What is more enjoyable than reading about Ebenezer Scrooge and then reciting the story to my sister at night? Both of us enjoyed being whisked into Dickens lovely imagination.

Revelling over clever usage of words and delightful wit -The very first page of the book where Dickens starts with the phrase “as dead as a Door-Nail” and sarcastically speaks about “the wisdom of the ancestors” and how he dare not question it inspite of the fact that, he would rather regard a “Coffin-Nail as the deadest piece of ironmongery in the trade”. If you ever saw me clapping my hands with glee, it would have been while reading (over and over again) this page.

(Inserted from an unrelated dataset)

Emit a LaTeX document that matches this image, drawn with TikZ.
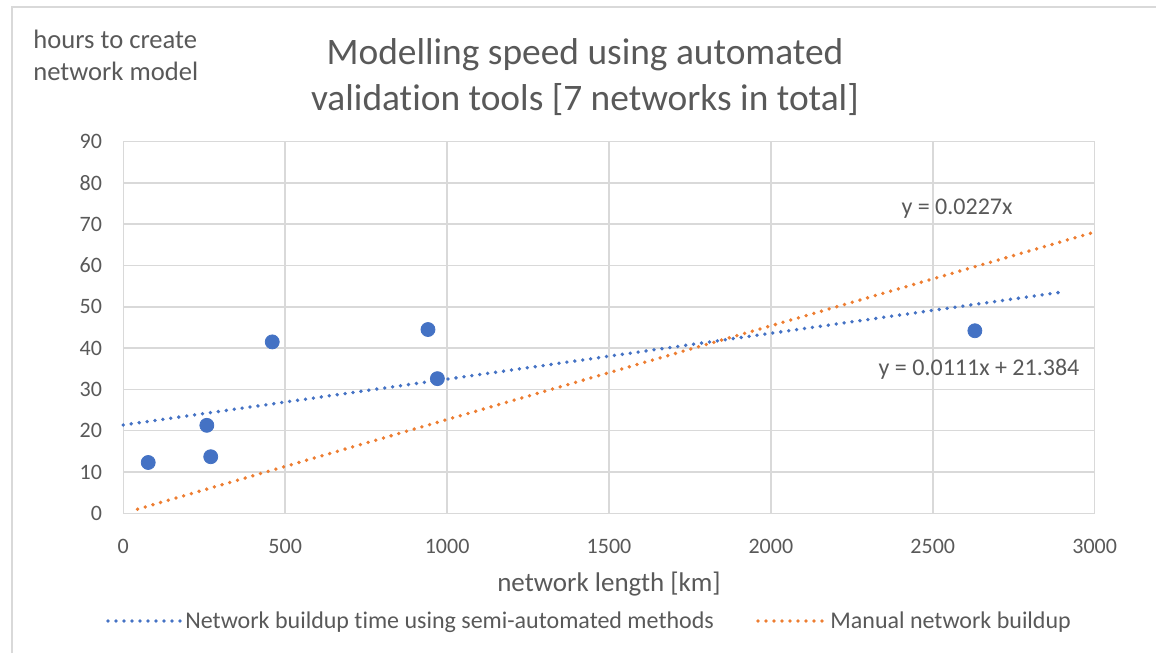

Reflecting over how much of a Scrooge I have been.

Understanding myself and the world around me a little better – The same lesson of being good was brought to life in an entirely new and provocative way. I found myself imagining how long an iron chain I am bound by like Marley’s ghost and trying to prevent such evil ends by being kinder. Sometimes real life is so complex, I lose my footing and forget what is important. It’s like staring at one small piece in the puzzle and forgetting the bigger picture of the entire puzzle. And I need these books, to remind me.

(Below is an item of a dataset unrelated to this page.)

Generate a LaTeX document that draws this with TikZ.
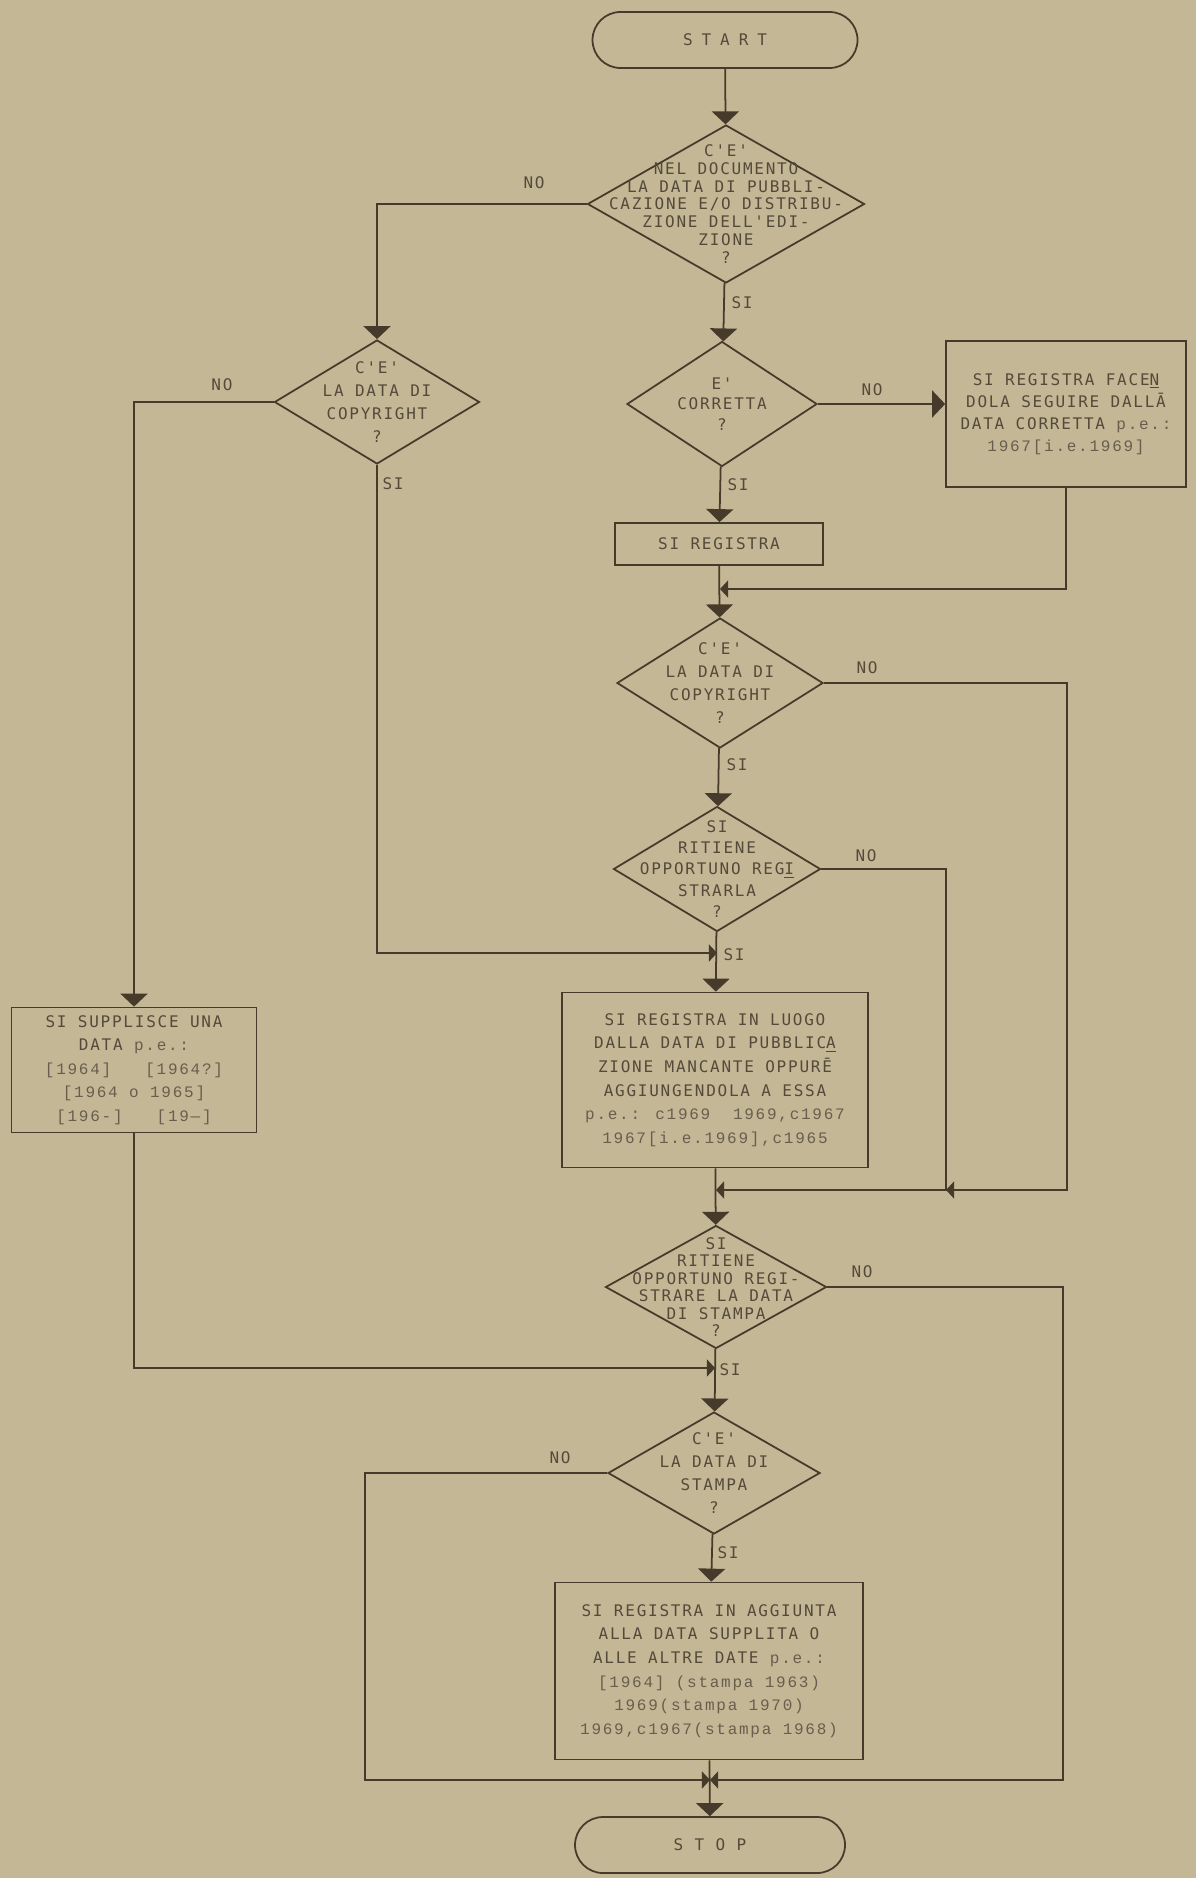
\documentclass[tikz,border=0pt]{standalone}
\usepackage{fontspec}
\usetikzlibrary{shapes.geometric,arrows.meta}

\newfontfamily\twf{DejaVu Sans Mono}[LetterSpace=11]
\newfontfamily\twwide{DejaVu Sans Mono}[LetterSpace=56]
\newfontfamily\tdf{Liberation Mono}[LetterSpace=11]

\definecolor{paper}{RGB}{196,183,150}
\definecolor{ink}{RGB}{70,58,42}
\definecolor{type}{RGB}{84,74,58}
\definecolor{typelight}{RGB}{104,94,78}

\newcommand{\pxu}{0.02cm}
\newcommand{\qfont}[1]{\twf\fontsize{9.1pt}{#1pt}\selectfont}
\newcommand{\dt}[1]{{\color{typelight}\tdf #1}}

\begin{document}
\begin{tikzpicture}[x=0.02cm, y=-0.02cm,
    wire/.style={draw=ink, line width=1pt},
    arr/.style={wire, -{Triangle[width=15.4pt,length=7.4pt]}},
    arrs/.style={wire, -{Triangle[width=9.7pt,length=4.6pt]}},
    ask/.style 2 args={diamond, wire, inner sep=0pt,
      minimum width=#1*\pxu, minimum height=#2*\pxu},
    act/.style 2 args={rectangle, wire, inner sep=0pt, align=center, text=type,
      minimum width=#1*\pxu, minimum height=#2*\pxu},
    term/.style={rectangle, wire, rounded corners=0.56cm, text=type,
      minimum width=#1*\pxu, minimum height=56*\pxu},
    qtext/.style={align=center, inner sep=0pt, text=type},
    lab/.style={inner sep=0pt, text=type, font=\qfont{12}},
  ]
  \useasboundingbox (0,0) rectangle (1196,1878);
  \fill[paper] (0,0) rectangle (1196,1878);

  % terminals
  \node[term=265, font=\twwide\fontsize{9.1pt}{11pt}\selectfont] (start) at (725,40) {START};
  \node[term=270, font=\qfont{11}] (stop) at (710,1845) {S T O P};

  % decisions
  \node[ask={277}{158}] (d1) at (726,204) {};
  \node[qtext, font=\qfont{10.2}] (d1t) at (d1.center)
    {C'E'\\NEL DOCUMENTO\\LA DATA DI PUBBLI-\\CAZIONE E/O DISTRIBU-\\ZIONE DELL'EDI-\\ZIONE\\?};
  \node[ask={205}{124}] (d2) at (377,402) {};
  \node[qtext, font=\qfont{13.1}] (d2t) at (d2.center) {C'E'\\LA DATA DI\\COPYRIGHT\\?};
  \node[ask={190}{125}] (d3) at (722,404) {};
  \node[qtext, font=\qfont{11.5}] (d3t) at (d3.center) {E'\\CORRETTA\\?};
  \node[ask={206}{130}] (d4) at (720,683) {};
  \node[qtext, font=\qfont{13.1}] (d4t) at (d4.center) {C'E'\\LA DATA DI\\COPYRIGHT\\?};
  \node[ask={207}{125}] (d5) at (717,869) {};
  \node[qtext, font=\qfont{12}] (d5t) at (d5.center)
    {SI\\RITIENE\\OPPORTUNO REG\underline{I}\\STRARLA\\?};
  \node[ask={221}{123}] (d6) at (716,1287) {};
  \node[qtext, font=\qfont{10}] (d6t) at (d6.center)
    {SI\\RITIENE\\OPPORTUNO REGI-\\STRARE LA DATA\\DI STAMPA\\?};
  \node[ask={212}{122}] (d7) at (714,1473) {};
  \node[qtext, font=\qfont{13.1}] (d7t) at (d7.center) {C'E'\\LA DATA DI\\STAMPA\\?};

  % actions
  \node[act={240}{146}, font=\qfont{12.6}] (b1) at (1066,414)
    {SI REGISTRA FACE\underline{N}\\DOLA SEGUIRE DALLĀ\\DATA CORRETTA \dt{p.e.:}\\\dt{1967[i.e.1969]}};
  \node[act={208}{42}, font=\qfont{12}] (b2) at (719,544) {SI REGISTRA};
  \node[act={245}{125}, font=\qfont{13.4}] (b4) at (134,1070)
    {SI SUPPLISCE UNA\\DATA \dt{p.e.:}\\\dt{[1964]\ \ \ [1964?]}\\\dt{[1964 o 1965]}\\\dt{[196-]\ \ \ [19—]}};
  \node[act={306}{175}, font=\qfont{13.4}] (b3) at (715,1080)
    {SI REGISTRA IN LUOGO\\DALLA DATA DI PUBBLIC\underline{A}\\ZIONE MANCANTE OPPURĒ\\AGGIUNGENDOLA A ESSA\\\dt{p.e.: c1969\ \ 1969,c1967}\\\dt{1967[i.e.1969],c1965}};
  \node[act={308}{177}, font=\qfont{13.4}] (b5) at (709,1671)
    {SI REGISTRA IN AGGIUNTA\\ALLA DATA SUPPLITA O\\ALLE ALTRE DATE \dt{p.e.:}\\\dt{[1964] (stampa 1963)}\\\dt{1969(stampa 1970)}\\\dt{1969,c1967(stampa 1968)}};

  % branch labels
  \node[lab] (no1) at (534,183) {NO};
  \node[lab] (si1) at (742,303) {SI};
  \node[lab] (no2) at (222,385) {NO};
  \node[lab] (si2) at (393,484) {SI};
  \node[lab] (no3) at (872,390) {NO};
  \node[lab] (si3) at (738,485) {SI};
  \node[lab] (no4) at (867,668) {NO};
  \node[lab] (si4) at (737,765) {SI};
  \node[lab] (no5) at (866,856) {NO};
  \node[lab] (si5) at (734,955) {SI};
  \node[lab] (no6) at (862,1272) {NO};
  \node[lab] (si6) at (730,1370) {SI};
  \node[lab] (no7) at (560,1458) {NO};
  \node[lab] (si7) at (728,1553) {SI};

  % junctions
  \coordinate (j1) at (720,589);
  \coordinate (j2) at (717,953);
  \coordinate (j3) at (716,1190);
  \coordinate (j3b) at (946,1190);
  \coordinate (rail1) at (1067,1190);
  \coordinate (j4) at (715,1368);
  \coordinate (j5) at (710,1780);
  \coordinate (rail2) at (1063,1780);
  \coordinate (rail3) at (365,1780);

  % main column
  \draw[arr] (start) -- (d1);
  \draw[arr] (d1) -- (d3);
  \draw[arr] (d3) -- (b2);
  \draw[arr] (b2) -- (d4);
  \draw[arr] (d4) -- (d5);
  \draw[arr] (d5) -- (b3);
  \draw[arr] (b3) -- (d6);
  \draw[arr] (d6) -- (d7);
  \draw[arr] (d7) -- (b5);
  \draw[arr] (b5) -- (stop);

  % side branches
  \draw[arr] (d1.west) -| (d2.north);
  \draw[arr] (d2.west) -| (b4.north);
  \draw[arr] (d3.east) -- (d3.east -| b1.west);
  \draw[arrs] (b1.south) |- (j1);
  \draw[arrs] (d2.south) |- (j2);
  \draw[arrs] (d4.east) -| (rail1) -- (j3b);
  \draw[arrs] (d5.east) -| (j3b) -- (j3);
  \draw[arrs] (b4.south) |- (j4);
  \draw[arrs] (d6.east) -| (rail2) -- (j5);
  \draw[arrs] (d7.west) -| (rail3) -- (j5);
\end{tikzpicture}
\end{document}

A taste of magic and merriness “I don’t know what to do!” cried Scrooge, laughing and crying in the same breath; and making a perfect Laocoön of himself with his stockings. “I am as light as a feather, I am as happy as an angel, I am as merry as a school-boy. I am as giddy as a drunken man. A merry Christmas to every-body! A happy New Year to all the world! Hallo here! Whoop! Hallo!”

Christmas is brought to life in this book, as magical and merry as it ever was.

Some simple lessons –  “No space of regret can make amends for one life’s opportunity misused”

Learn new things – Did you know about the long standing myth about the “organ of benevolence” in Phrenology? Well, it was fun to find out! How about the “Dog days?” From July 3 to August 11, when Sirius, the Dog Star, rises and sets with the sun. The hottest days of the year are called the dog days. There was no shortage of clever puns and witty references of the 19th century in this book – for eg. the “Total Abstinence Principle.”
I chuckled so hard at that. The pledge refers to Teetotalers abstaining from alcoholic spirits which Dickens describes as a pun on Scrooge’s total abstinence from (supernatural) spirits.

A magical story, capturing the hearts of people young and old… and through changing times it will always stay that way. This is why fiction may just be stories but nevertheless teach you a thing or two.